[dpdk-dev] [RFC 0/8] mbuf: structure reorganization

Bruce Richardson bruce.richardson at intel.com
Tue Feb 21 17:38:09 CET 2017


On Tue, Feb 21, 2017 at 05:12:12PM +0100, Jan Blunck wrote:
> On Tue, Feb 21, 2017 at 10:54 AM, Olivier MATZ <olivier.matz at 6wind.com> wrote:
> > Hi Jan,
> >
> > On Mon, 20 Feb 2017 10:27:40 +0100, Jan Blunck <jblunck at infradead.org>
> > wrote:
> >> On Fri, Feb 17, 2017 at 3:17 PM, Olivier Matz
> >> <olivier.matz at 6wind.com> wrote:
> >> >
> >> > Sorry, I don't really get your point. My comprehension of the
> >> > timestamp usage in a PMD is as following:
> >> >
> >> > rx_burst(struct rxq *rxq, ...)
> >> > {
> >> >         unsigned long factor = rxq->timestamp_factor;
> >> >         unsigned port = rxq->port;
> >> >
> >> >         for each hw_desc {
> >> >                 m = rte_pktmbuf_alloc(rxq->pool);
> >> >                 m->len = hw_desc->len;
> >> >                 m->port = port;
> >> >                 m->ol_flags =
> >> >                 ...
> >> >                 m->timestamp = hw_desc->timestamp * factor;
> >> >         }
> >> >         ...
> >> > }
> >> >
> >> > In that case, I think it deserves to be in the 1st cache line.
> >> >
> >>
> >> Timestamps are non-functional data. I believe they don't deserve to be
> >> data normalized.
> >
> > I don't really see why timestamp is non-functional, compared to rss
> > hash, flow director id, packet type, seqn, ...
> >
> 
> One doesn't drop, forward, reorder or decrypt packets based on the
> timestamp value.
> 
> Common use cases for timestamps are analytics applications or circuit
> breakers where you want to ensure that your algos don't act upon stale
> data. This is more application layer / slow path work.
> 
> > I think the goal of DPDK is to provide a generic/normalized API for
> > such features (like for offload), so it can be used by an application
> > whatever the underlying driver.
> >
> 
> I believe there is a difference between dataplane relevant
> functionally and non-functional features. If you structurally
> normalize the later you will end up making everyone pay for a feature
> that is only relevant to a particular group of users. In that case I
> would at least expect that the support for timestamps can get selected
> at compile time.
> 
> >>
> >> It would be beneficial to normalize the access of non-functional data.
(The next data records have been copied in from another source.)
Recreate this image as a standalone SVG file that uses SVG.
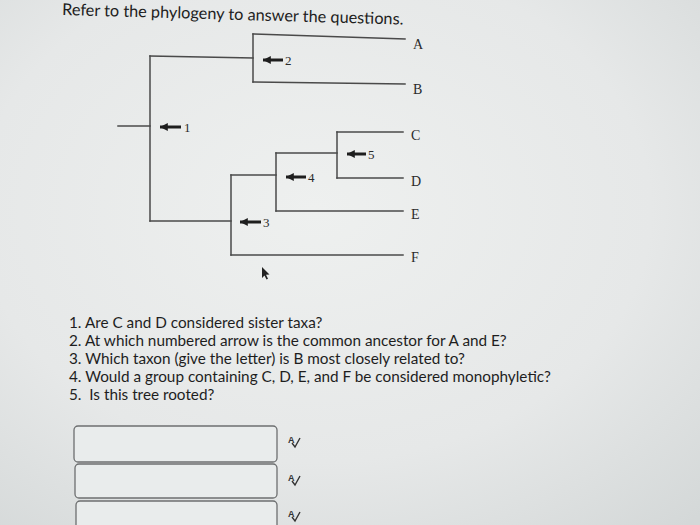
<svg xmlns="http://www.w3.org/2000/svg" width="700" height="525" viewBox="0 0 700 525">
<defs>
<radialGradient id="bg" cx="0.45" cy="0.4" r="0.8">
<stop offset="0" stop-color="#eef0ef"/>
<stop offset="0.6" stop-color="#e6e8e8"/>
<stop offset="1" stop-color="#d4d8d8"/>
</radialGradient>
<marker id="ah" viewBox="0 0 10 10" refX="0" refY="5" markerWidth="2.6" markerHeight="2.6" orient="auto" markerUnits="strokeWidth">
<path d="M0,5 L10,0 L10,10 Z" fill="#1e1e1e"/>
</marker>
<style>
.br{stroke:#4a4a4a;stroke-width:1.5;fill:none;stroke-linecap:square}
.ar{stroke:#1e1e1e;stroke-width:3;marker-start:url(#ah)}
.tx{font-family:"Liberation Serif",serif;font-size:14px;fill:#2a2a2a}
.nm{font-family:"Liberation Serif",serif;font-size:13px;fill:#2a2a2a}
.q{font-family:Lato,"Liberation Sans",sans-serif;font-size:15.3px;fill:#1e1e1e}
.box{fill:#e9ecec;stroke:#6d6f70;stroke-width:1.3}
.sp{font-family:"Liberation Sans",sans-serif;font-size:9px;font-weight:bold;fill:#333}
.ck{stroke:#333;stroke-width:1.4;fill:none}
</style>
</defs>
<rect width="700" height="525" fill="url(#bg)"/>

<text class="q" x="62" y="15" style="font-size:16.3px" transform="rotate(1.6 62 15)">Refer to the phylogeny to answer the questions.</text>

<g id="connectors">
<path class="br" d="M118,126 L150,126"/>
<path class="br" d="M150,56 L150,221"/>
<path class="br" d="M150,56 L253,58"/>
<path class="br" d="M253,34 L253,82"/>
<path class="br" d="M253,34 L405,39"/>
<path class="br" d="M253,82 L405,84"/>
<path class="br" d="M150,221 L231,221"/>
<path class="br" d="M231,175 L231,255"/>
<path class="br" d="M231,255 L403,255"/>
<path class="br" d="M231,175 L276,175"/>
<path class="br" d="M276,153 L276,211"/>
<path class="br" d="M276,211 L403,211"/>
<path class="br" d="M276,153 L337,153"/>
<path class="br" d="M337,132 L337,178"/>
<path class="br" d="M337,132 L403,132"/>
<path class="br" d="M337,178 L403,178"/>
</g>

<g id="taxon-A"><text class="tx" x="413" y="49">A</text></g>
<g id="taxon-B"><text class="tx" x="413" y="94">B</text></g>
<g id="taxon-C"><text class="tx" x="411" y="140">C</text></g>
<g id="taxon-D"><text class="tx" x="411" y="186">D</text></g>
<g id="taxon-E"><text class="tx" x="411" y="219">E</text></g>
<g id="taxon-F"><text class="tx" x="411" y="262">F</text></g>

<g id="arrow-1"><line class="ar" x1="160" y1="127" x2="181" y2="127"/><text class="nm" x="184" y="132">1</text></g>
<g id="arrow-2"><line class="ar" x1="263" y1="60" x2="283" y2="60"/><text class="nm" x="285" y="65">2</text></g>
<g id="arrow-3"><line class="ar" x1="240" y1="222" x2="261" y2="222"/><text class="nm" x="263" y="227">3</text></g>
<g id="arrow-4"><line class="ar" x1="286" y1="177" x2="306" y2="177"/><text class="nm" x="308" y="182">4</text></g>
<g id="arrow-5"><line class="ar" x1="347" y1="154" x2="366" y2="154"/><text class="nm" x="368" y="159">5</text></g>

<g id="cursor"><path d="M262,267 L262,278 L264.5,275.5 L266.5,279.5 L268,278.8 L266,274.8 L269.5,274.5 Z" fill="#222"/></g>

<g id="questions">
<text class="q" x="69" y="328">1. Are C and D considered sister taxa?</text>
<text class="q" x="69" y="346">2. At which numbered arrow is the common ancestor for A and E?</text>
<text class="q" x="69" y="364">3. Which taxon (give the letter) is B most closely related to?</text>
<text class="q" x="69" y="382">4. Would a group containing C, D, E, and F be considered monophyletic?</text>
<text class="q" x="69" y="400" xml:space="preserve">5.  Is this tree rooted?</text>
</g>

<g id="answer-1"><rect class="box" x="74" y="426" width="203" height="36" rx="4"/><text class="sp" x="288" y="443">A</text><path class="ck" d="M292,443 L295,447 L300,438"/></g>
<g id="answer-2"><rect class="box" x="75" y="464" width="202" height="34" rx="4"/><text class="sp" x="288" y="481">A</text><path class="ck" d="M292,481 L295,485 L300,476"/></g>
<g id="answer-3"><rect class="box" x="76" y="501" width="201" height="34" rx="4"/><text class="sp" x="288" y="517">A</text><path class="ck" d="M292,517 L295,521 L300,512"/></g>
</svg>
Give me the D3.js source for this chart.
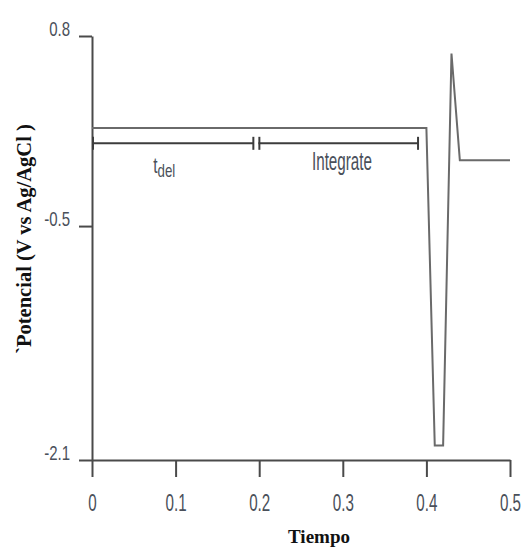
<!DOCTYPE html>
<html>
<head>
<meta charset="utf-8">
<script src="https://cdn.jsdelivr.net/npm/d3@7"></script>
<style>
  html, body { margin: 0; padding: 0; background: #fff; }
  svg { display: block; }
</style>
</head>
<body>
<svg id="chart" width="522" height="547"></svg>
<script>
// Pulse waveform: potential vs time
const timeValues = [0, 0.4, 0.41, 0.42, 0.43, 0.44, 0.5];
const potentialValues = [0.17, 0.17, -2.0, -2.0, 0.68, -0.05, -0.05];

const xTickValues = [0, 0.1, 0.2, 0.3, 0.4, 0.5];
const yTickValues = [0.8, -0.5, -2.1];

// Timing intervals marked under the waveform
const intervalLabels = ["t", "Integrate"];
const intervalSubscripts = ["del", ""];
const intervalStarts = [0, 0.199];
const intervalEnds = [0.193, 0.39];
const intervalLevel = 0.066;

const svg = d3.select("#chart");

const x = d3.scaleLinear().domain([0, 0.5]).range([92, 510]);
const y = d3.scaleLinear().domain([-2.1, 0.8]).range([460, 36]);

const axisColor = "#4a4a4a";
const labelColor = "#4a505a";
const sansFont = "'Liberation Sans', Arial, sans-serif";
const serifFont = "'Liberation Serif', 'Times New Roman', serif";

// Y axis
const yAxis = svg.append("g")
  .attr("transform", `translate(${x(0)},0)`)
  .call(d3.axisLeft(y).tickValues(yTickValues).tickSize(13).tickSizeOuter(0)
    .tickFormat(d => String(d)));
yAxis.select(".domain").attr("stroke", axisColor).attr("stroke-width", 2);
yAxis.selectAll(".tick line").attr("stroke", axisColor).attr("stroke-width", 2);
yAxis.selectAll(".tick text")
  .attr("x", null).attr("dy", null)
  .attr("text-anchor", "end")
  .attr("transform", "translate(-22,-1) scale(0.75,1)")
  .attr("fill", labelColor)
  .style("font-family", sansFont)
  .style("font-size", "20px");

// X axis
const xAxis = svg.append("g")
  .attr("transform", `translate(0,${y(-2.1)})`)
  .call(d3.axisBottom(x).tickValues(xTickValues).tickSize(17).tickSizeOuter(0)
    .tickFormat(d => String(d)));
xAxis.select(".domain").attr("stroke", axisColor).attr("stroke-width", 2);
xAxis.selectAll(".tick line").attr("stroke", axisColor).attr("stroke-width", 2);
xAxis.selectAll(".tick text")
  .attr("y", null).attr("dy", null)
  .attr("text-anchor", "middle")
  .attr("transform", "translate(0,51) scale(0.66,1)")
  .attr("fill", labelColor)
  .style("font-family", sansFont)
  .style("font-size", "23px");

// Waveform
const points = timeValues.map((t, i) => [t, potentialValues[i]]);
svg.append("path")
  .datum(points)
  .attr("fill", "none")
  .attr("stroke", "#6a6a6a")
  .attr("stroke-width", 2)
  .attr("stroke-linejoin", "miter")
  .attr("d", d3.line().x(d => x(d[0])).y(d => y(d[1])));

// Interval brackets
const capHalf = 6.5;
const yb = y(intervalLevel);
const intervals = intervalLabels.map((label, i) => ({
  label, sub: intervalSubscripts[i], start: intervalStarts[i], end: intervalEnds[i]
}));
const br = svg.append("g").attr("stroke", "#3c3c3c").attr("stroke-width", 2);
intervals.forEach(iv => {
  br.append("line").attr("x1", x(iv.start)).attr("x2", x(iv.end)).attr("y1", yb).attr("y2", yb);
  br.append("line").attr("x1", x(iv.start) + 1).attr("x2", x(iv.start) + 1)
    .attr("y1", yb - capHalf).attr("y2", yb + capHalf);
  br.append("line").attr("x1", x(iv.end)).attr("x2", x(iv.end))
    .attr("y1", yb - capHalf).attr("y2", yb + capHalf);
});

// Interval labels
const tdel = svg.append("text")
  .attr("transform", `translate(${x(0.0865)},173) scale(0.7,1)`)
  .attr("text-anchor", "middle")
  .attr("fill", labelColor)
  .style("font-family", sansFont)
  .style("font-size", "22px");
tdel.append("tspan").text(intervals[0].label);
tdel.append("tspan").attr("dy", 4).style("font-size", "19px").text(intervals[0].sub);

svg.append("text")
  .attr("transform", `translate(${x(0.299)},170) scale(0.585,1)`)
  .attr("text-anchor", "middle")
  .attr("fill", labelColor)
  .style("font-family", sansFont)
  .style("font-size", "26px")
  .text(intervals[1].label);

// Axis titles
svg.append("text")
  .attr("transform", "translate(31,239) rotate(-90)")
  .attr("text-anchor", "middle")
  .attr("fill", "#111")
  .style("font-family", serifFont)
  .style("font-weight", "bold")
  .style("font-size", "20.5px")
  .text("`Potencial (V vs Ag/AgCl )");

svg.append("text")
  .attr("x", 319)
  .attr("y", 543)
  .attr("text-anchor", "middle")
  .attr("fill", "#111")
  .style("font-family", serifFont)
  .style("font-weight", "bold")
  .style("font-size", "19px")
  .text("Tiempo");
</script>
</body>
</html>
> >> That would require some kind of extension or feature flags, e.g. like
> >> some uverb structures support extensions. This would allow the NICs
> >> that support timestamps to do the minimal amount of work during burst
> >> and defer data normalization to the time of access. That would also
> >> safe everyone from wasting 64bit in the first cacheline in case
> >> timestamps are not supported or unused.
> >
> > I agree that we could start to think about "extensible" mbufs. In few
> > words, I think we could have:
> > - only general fields are static
> > - the application registers room in mbuf structure for all features it
> >   will use
> > It would rationalize the room used in mbuf, at the cost of a more
> > complex/slow access to the data in PMDs and application, since the
> > offset won't be static.
> >
> 
> Access through PMD specific function pointers should be relatively
> fast on access. Modern architecture optimize that use case well
> enough.
>
The cost of doing a function call per packet to access data starts to
add up very, very fast. For the app, once the data is written to the
mbuf, it should be in the L1 cache, giving very fast access to it in a
few cycles. However, if a function call has to be made in order to do
the read, that makes the read of that field many times more expensive.